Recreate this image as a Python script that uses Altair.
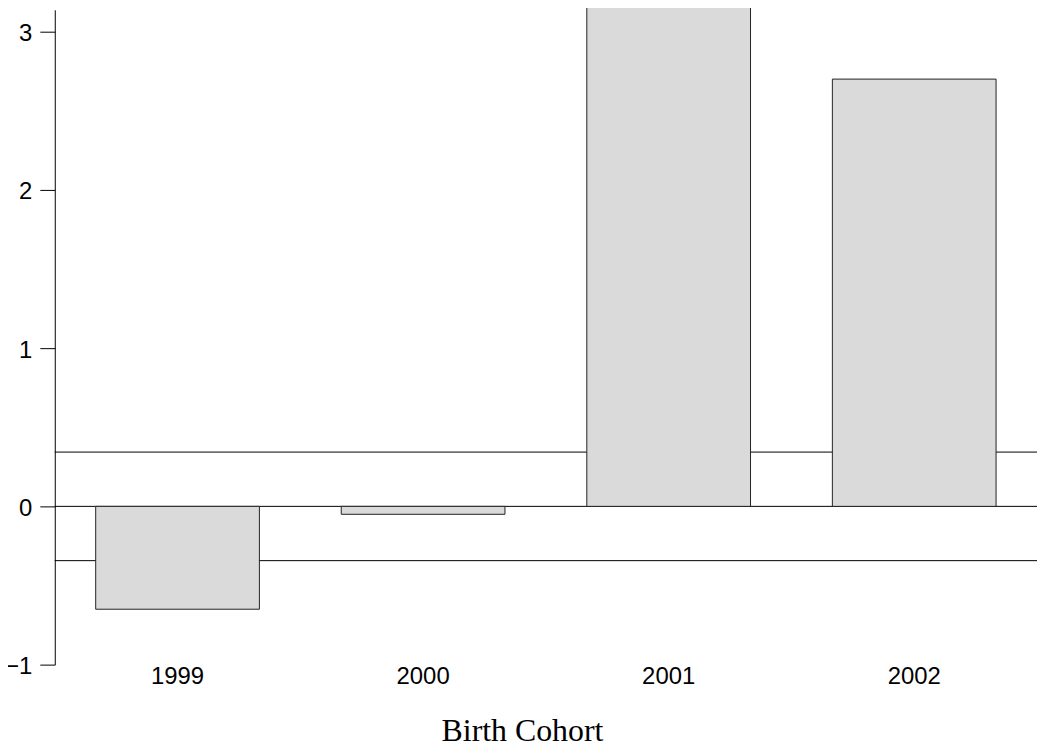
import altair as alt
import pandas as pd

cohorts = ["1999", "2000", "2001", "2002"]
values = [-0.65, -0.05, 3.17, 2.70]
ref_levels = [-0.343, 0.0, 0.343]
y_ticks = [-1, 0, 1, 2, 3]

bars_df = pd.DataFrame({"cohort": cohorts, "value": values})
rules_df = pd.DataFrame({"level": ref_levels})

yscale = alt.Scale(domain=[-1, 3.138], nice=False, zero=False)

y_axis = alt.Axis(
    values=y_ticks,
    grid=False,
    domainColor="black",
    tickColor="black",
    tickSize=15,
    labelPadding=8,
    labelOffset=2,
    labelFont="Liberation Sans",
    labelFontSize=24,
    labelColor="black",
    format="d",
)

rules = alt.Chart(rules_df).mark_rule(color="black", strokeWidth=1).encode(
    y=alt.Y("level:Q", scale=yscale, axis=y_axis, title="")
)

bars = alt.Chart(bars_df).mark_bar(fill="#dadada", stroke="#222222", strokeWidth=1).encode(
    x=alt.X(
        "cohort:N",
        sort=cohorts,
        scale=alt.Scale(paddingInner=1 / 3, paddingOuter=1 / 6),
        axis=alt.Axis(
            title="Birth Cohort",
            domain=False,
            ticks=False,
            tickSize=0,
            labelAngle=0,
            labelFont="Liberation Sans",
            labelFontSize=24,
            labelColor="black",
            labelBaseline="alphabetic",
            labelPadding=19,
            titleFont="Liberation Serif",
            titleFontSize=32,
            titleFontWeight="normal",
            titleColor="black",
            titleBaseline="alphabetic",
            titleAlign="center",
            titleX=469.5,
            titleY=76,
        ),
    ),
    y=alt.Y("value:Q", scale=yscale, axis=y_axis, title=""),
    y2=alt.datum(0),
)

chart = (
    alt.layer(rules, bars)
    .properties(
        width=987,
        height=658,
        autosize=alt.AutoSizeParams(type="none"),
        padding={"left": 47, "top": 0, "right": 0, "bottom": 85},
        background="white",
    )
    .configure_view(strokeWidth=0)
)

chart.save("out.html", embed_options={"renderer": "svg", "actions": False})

# GIVEN EXERCISE
Repeat only what lies between the start of the data and the end of the line containing "y_ticks = [-1, 0, 1, 2, 3]", exactly, with pictures left out.

# RESULT BELOW
Recreate this image as a Python script that uses Altair.
import altair as alt
import pandas as pd

cohorts = ["1999", "2000", "2001", "2002"]
values = [-0.65, -0.05, 3.17, 2.70]
ref_levels = [-0.343, 0.0, 0.343]
y_ticks = [-1, 0, 1, 2, 3]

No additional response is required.